Here’s what Cerny said in the GDC talk:

“So, rather than look at the actual temperature of the silicon die, we look at the activities that the GPU and CPU are performing and set the frequencies on that basis, which makes everything deterministic and repeatable.”

LifeForms · August 15, 2020, 11:03pm

I see, but I still think the tflops and memory bandwidth are the best metrics for gpu performance when using the same architecture, over the decades in the pc gpu space this has always been the case. I think the xsx will perform like a 12tf machine with 560gb/s max ram bandwidth and the PS5 will perform like a 10tf machine with 448gb/s max ram bandwidth. I remember in the hardware speculation threads over at reset everyone said that more cus is better because the way the gpu industry is going more cus will scale better. This narrative of higher clockspeed closing the gap only appeared after the ps5 cerny talk, I know your not saying this but I think its a funny thing.
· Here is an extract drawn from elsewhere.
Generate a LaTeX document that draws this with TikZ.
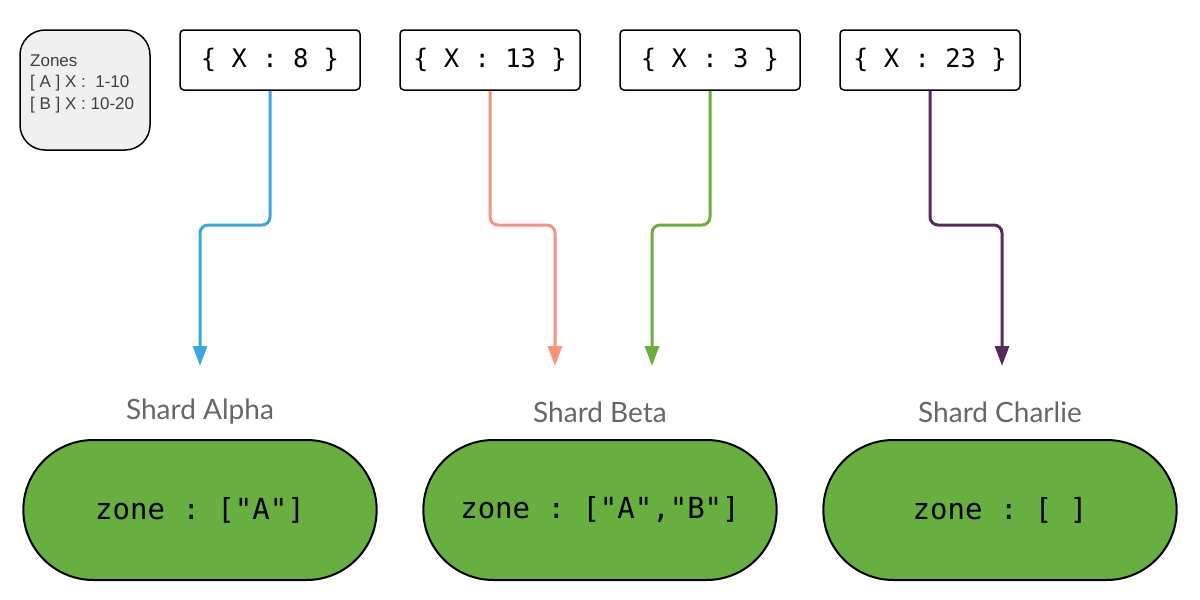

Anakin · August 16, 2020, 1:12am

PianoBlack:

…ld execute each time? Based on what? That doesn’t make sense (how would you play a game where different things could happen given the same input?), and it doesn’t match my own development experience at all. If I press “shoot” on a controller, the same polling for a button press takes place, the same “shoot_weapon()” function gets invoked after the button press is detected, and the same code path gets executed every time. It’s not like there’s some RNG going on to determine what code gets executed (unless I put it there). Here’s what Cerny said in the GDC talk: “So, rather than look at the actual temperature of the silicon die, we look at the activities that the GPU and CPU are performing and set the frequencies on that basis, which makes everything deterministic and repeatable.”

PianoBlack:

…ld execute each time? Based on what? That doesn’t make sense (how would you play a game where different things could happen given the same input?), and it doesn’t match my own development experience at all. If I press “shoot” on a controller, the same polling for a button press takes place, the same “shoot_weapon()” function gets invoked after the button press is detected, and the same code path gets executed every time. It’s not like there’s some RNG going on to determine what code gets executed (unless I put it there). Here’s what Cerny said in the GDC talk: “So, rather than look at the actual temperature of the silicon die, we look at the activities that the GPU and CPU are performing and set the frequencies on that basis, which makes everything deterministic and repeatable.”

This is CompSci 101. Programming languages commonly used for game programming are imperative, meaning they rely on side effects. When you call “shoot()”, there’s no way to guarantee what is going to happen, because the internal state of the object can be anything, thus the result will differ each time based on such state.

There’s no way to determine beforehand what the result and state will be, thus it is not deterministic.

This is opposed to mathematics for example, or functional programming, where functions always return the same result for the same inputs because there’s no state to worry about (in functional programming objects are immutable).

The whole talk about being deterministic makes no sense. Either Cerny oversimplified a concept for laymen to understand and left a big chunk of the explanation out, or it’s just talk.